Condensed Matter Theory
(949) 824-5943
Professor Maradudin earned his B.S. degree from Stanford University in 1953 and his Ph.D. from the University of Bristol (England) in 1957. After four years at the University of Maryland, College Park, as a postdoctoral fellow and assistant research professor, and five years at the Westinghouse Research Laboratories, he joined the UCI Physics Department in 1965.
A large part of the research activity in my group is devoted to the theoretical study of surface phenomena.
A primary area of interest is the scattering of electromagnetic waves from randomly rough surfaces. One of the objects of study in this field is the phenomenon of enhanced backscattering, which is the presence of a well-defined peak in the retroreflection direction in the angular dependence of the intensity of the diffuse component of the scattered light. It is caused by the coherent interference between each multiply- scattered optical path and its time-reversed partner. Most of the existing calculations of this effect by computer simulations have been carried out for one-dimensional random surfaces.
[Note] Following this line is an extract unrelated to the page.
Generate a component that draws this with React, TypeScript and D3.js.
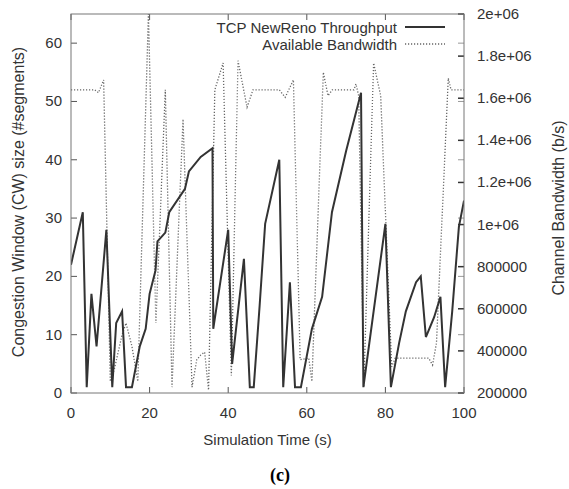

A major effort is currently underway to extend these calculations to two-dimensional surfaces.
Anharmonic properties of a surface phonon, such as the shift in its frequency with increasing temperature and the temperature dependence of its lifetime, due to phonon-phonon interactions, are being studied in the classical regime of high temperature by molecular dynamics simulations. In the low temperature regime, where quantum effects are important, path integral quantum Monte Carlo methods are being used to calculate static (thermodynamic) and dynamic properties of anharmonic crystals. In addition to providing nonperturbative results for fundamental vibrational properties of crystals, such calculations provide benchmarks against which the results of perturbative and other approximate calculations can be compared.
We have recently been carrying out calculations of the dispersion curves of electromagnetic waves propagating through two and three dimensional, periodic, dielectric structures. They possess gaps in certain frequency ranges. Electromagnetic waves with frequencies in these ranges cannot exist. This has the consequence that spontaneous emission is forbidden in cases in which the band gap overlaps the electronic band edge, which can improve the performance of many optical and electronic devices. The absence of electromagnetic modes in a certain frequency range can also modify the basic properties of many atomic, molecular, and excitonic systems.
General theories of wave propagation through a disordered medium predict their confinement to a limited region of the medium caused by the strong, multiple scattering of the waves by the random spatial fluctuations of the material properties of the medium. This effect has yet to be observed experimentally, and we are trying to elucidate conditions particularly favorable for its observation. We have shown recently that electromagnetic waves are confined to a smaller region of a random two-dimensional dielectric medium that is periodic on average when their frequency lies in a gap in the dispersion curves of the average periodic medium than when their frequency is outside it.
As a teacher, I believe that my role is not only to transmit information to my students but also to teach them how to think, to reason. The latter is more difficult, both for the teacher and for the student, than the former, but ultimately more rewarding, since the knowledge a student receives will change with time, particularly in a rapidly evolving field such as physics, but the ability to reason transcends such changes.